1. This site uses cookies. By continuing to use this site, you are agreeing to our use of cookies. Learn More.

[Proxies required for testing] Google Search Scraper

Discussion in 'Black Hat SEO Tools' started by matessim, Mar 24, 2014.

  1. matessim

    matessim Junior Member

    Joined:
    Nov 22, 2008
    Messages:
    164
    Likes Received:
    72
    Occupation:
    Being funny and kind to puppies
    Location:
    UT 2003
    Hi Guys,

    I've written a scraper that can scrape Google fairly well and fairly fast and without getting blocked before reaching thousands/tens of thousands of requests in a rather short amount of time.

    I'll be glad to release this to you guys and build it to do what anyone here is interested in it doing (it can scrape the URL's, the description, and the title at the moment, with possibly more features such as cached text of the page and preview icons for videos if anyone is interested).

    I have reached the problem that i simply can't test it with multiple threads with multiple proxies since i can't seem to find any that work/haven't been blocked by google since they're hammering scrapebox/xrumer while i'm hoping to use them. If anyone can help with highly anonymous socks5 (https should be fine too) proxies, i'll be glad to continue developing this.

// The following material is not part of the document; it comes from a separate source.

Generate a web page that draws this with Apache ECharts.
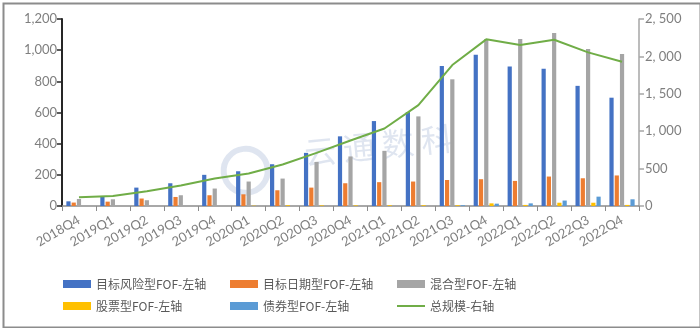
<!DOCTYPE html>
<html>
<head>
<meta charset="utf-8">
<script src="https://cdn.jsdelivr.net/npm/echarts@6/dist/echarts.min.js"></script>
<style>
  html, body { margin: 0; padding: 0; background: #fff; }
  #chart { width: 700px; height: 328px; }
</style>
</head>
<body>
<div id="chart"></div>
<script>
// Quarters on the category axis
const quarters = ['2018Q4', '2019Q1', '2019Q2', '2019Q3', '2019Q4', '2020Q1', '2020Q2', '2020Q3', '2020Q4',
  '2021Q1', '2021Q2', '2021Q3', '2021Q4', '2022Q1', '2022Q2', '2022Q3', '2022Q4'];

// Fund counts by type (left axis)
const targetRisk = [30, 60, 118, 146, 200, 223, 268, 341, 447, 545, 603, 899, 970, 895, 880, 771, 695];
const targetDate = [22, 28, 48, 58, 69, 75, 101, 118, 146, 153, 157, 167, 172, 161, 189, 178, 196];
const hybrid = [45, 43, 37, 69, 112, 157, 176, 283, 318, 354, 575, 813, 1071, 1071, 1110, 1007, 975];
const equity = [0, 0, 0, 0, 0, 2, 5, 4, 4, 5, 5, 5, 17, 7, 21, 21, 7];
const bond = [0, 0, 0, 0, 0, 0, 0, 0, 0, 0, 0, 5, 15, 17, 35, 60, 43];

// Total size (right axis)
const totalSize = [116, 134, 197, 273, 367, 434, 554, 710, 876, 1036, 1348, 1884, 2228, 2152, 2223, 2054, 1928];

// Axis ranges
const leftMax = 1200, leftStep = 200;
const rightMax = 2500, rightStep = 500;

const seriesNames = ['目标风险型FOF-左轴', '目标日期型FOF-左轴', '混合型FOF-左轴', '股票型FOF-左轴', '债券型FOF-左轴', '总规模-右轴'];
const colors = ['#4472C4', '#ED7D31', '#A5A5A5', '#FFC000', '#5B9BD5', '#70AD47'];

const thousands = (v, sep) => String(v).replace(/\B(?=(\d{3})+(?!\d))/g, sep);

const chart = echarts.init(document.getElementById('chart'));

const labelFont = { color: '#7F7F7F', fontSize: 13, fontFamily: 'Lato, "Noto Sans", sans-serif' };
const legendFont = { color: '#595959', fontSize: 12, fontFamily: '"Noto Sans CJK SC", sans-serif' };

const legendPos = [
  [63, 278], [230, 278], [397, 278],
  [63, 300], [230, 300], [397, 300]
];

const legends = seriesNames.map((name, i) => ({
  data: [name],
  left: legendPos[i][0],
  top: legendPos[i][1],
  itemWidth: 28,
  itemHeight: i === 5 ? 2 : 8,
  icon: 'rect',
  itemGap: 5,
  selectedMode: false,
  textStyle: legendFont,
  padding: 0
}));

const barData = [targetRisk, targetDate, hybrid, equity, bond];

const series = barData.map((d, i) => ({
  name: seriesNames[i],
  type: 'bar',
  yAxisIndex: 0,
  data: d,
  barWidth: 4.2,
  barGap: '25%',
  itemStyle: { color: colors[i] }
}));

series.push({
  name: seriesNames[5],
  type: 'line',
  yAxisIndex: 1,
  data: totalSize,
  symbol: 'none',
  lineStyle: { color: colors[5], width: 2 },
  itemStyle: { color: colors[5] },
  z: 5
});

chart.setOption({
  animation: false,
  backgroundColor: '#fff',
  grid: { left: 62, right: 61, top: 19, bottom: 122 },
  legend: legends,
  xAxis: {
    type: 'category',
    data: quarters,
    boundaryGap: true,
    axisLine: { lineStyle: { color: '#8C8C8C', width: 1.5 } },
    axisTick: { show: true, length: 5, lineStyle: { color: '#8C8C8C' } },
    axisLabel: Object.assign({ interval: 0, rotate: 30, margin: 13 }, labelFont)
  },
  yAxis: [
    {
      type: 'value',
      min: 0, max: leftMax, interval: leftStep,
      axisLine: { show: true, lineStyle: { color: '#262626', width: 2 } },
      axisTick: { show: true, length: 5, lineStyle: { color: '#262626', width: 1.5 } },
      splitLine: { show: false },
      axisLabel: Object.assign({ margin: 5, formatter: v => thousands(v, ',') }, labelFont)
    },
    {
      type: 'value',
      min: 0, max: rightMax, interval: rightStep,
      position: 'right',
      axisLine: { show: true, lineStyle: { color: '#A6A6A6', width: 1.5 } },
      axisTick: { show: true, length: 5, lineStyle: { color: '#A6A6A6', width: 1.5 } },
      splitLine: { show: false },
      axisLabel: Object.assign({ margin: 6, formatter: v => thousands(v, ', ') }, labelFont)
    }
  ],
  graphic: [
    {
      type: 'rect',
      left: 1, top: 1,
      shape: { x: 0, y: 0, width: 697, height: 324 },
      style: { fill: 'none', stroke: '#8C8C8C', lineWidth: 2 },
      silent: true
    },
    {
      type: 'group',
      left: 218, top: 122,
      rotation: 0.1,
      silent: true,
      z: 100,
      children: [
        {
          type: 'circle',
          shape: { cx: 32, cy: 40, r: 22 },
          style: { fill: 'none', stroke: 'rgba(150,170,205,0.3)', lineWidth: 6 }
        },
        {
          type: 'text',
          x: 92, y: 12,
          style: {
            text: '云 通 数 科',
            fill: 'rgba(150,170,205,0.3)',
            font: '32px "Noto Sans CJK SC", sans-serif'
          }
        }
      ]
    }
  ],
  series: series
});
</script>
</body>
</html>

    Here's a small taster:
    [​IMG]

    Note: This is not via Google API or anything, It's actually a headless browser (with JS Evaluation, Google won't load well otherwise) that's visiting and parsing the page.
     

    Attached Files:

    Last edited: Mar 24, 2014
  2. matessim

    matessim Junior Member

    Joined:
    Nov 22, 2008
    Messages:
    164
    Likes Received:
    72
    Occupation:
    Being funny and kind to puppies
    Location:
    UT 2003
    Anyone want's a google scraper? no demand for this i understand?.
     
  3. 808080Hat

    808080Hat Registered Member

    Joined:
    Feb 1, 2014
    Messages:
    65
    Likes Received:
    24
    Occupation:
    Freelance Software Developer/Architect
    Location:
    Berlin, Germany
    I've got no proxy for you, sorry but I have some questions:

    1.) What headless browser are you using? PhantomJS by any chance?
    2.) I've built a google scraper that simply sends out a fake, random user agent and it works (tried it on first 100 results only) for around 50 Keywords at a time. Where do you think the limitations are?
    3.) What did you do besides using a headless, JS-enabled browser?
    4.) Is your scraper written in python?

    Thanks
     
  4. matessim

    matessim Junior Member

    Joined:
    Nov 22, 2008
    Messages:
    164
    Likes Received:
    72
    Occupation:
    Being funny and kind to puppies
    Location:
    UT 2003
    1. No, Ghost.py, but a fork I've been working on for a while from the trunk that has quite a few serious speed-ups.
    2. Really? I've tried that and Google wouldn't render for me without JS Support, Kudos!
    3. I've implemented a few extra features such as retrieving cached pages, made it multi-threaded and work-queue based (doing it with Ghost.py normally would pretty much rape you with, it allocates a crap ton of memory on creating), plus any features anyone requires i will implement.
    4. google_search.py speaks for itself i believe.
     
    • Thanks Thanks x 1
    Last edited: Mar 28, 2014
  5. 808080Hat

    808080Hat Registered Member

    Joined:
    Feb 1, 2014
    Messages:
    65
    Likes Received:
    24
    Occupation:
    Freelance Software Developer/Architect
    Location:
    Berlin, Germany
    Tought so too, but then I took a look at the Source of the SEO Rank Reporter Plugin for Wordpress and they do it the same way. I've implemented the same with Ruby on a really bare bone HTTP-connector and it works. I've never really tried many KWs but I was somewhat astonished by the fact that I didn't got banned after sending 50+ searches per second. Plus this works for many Wordpress installations. Maybe Google is turning a blind eye because of the User Agents?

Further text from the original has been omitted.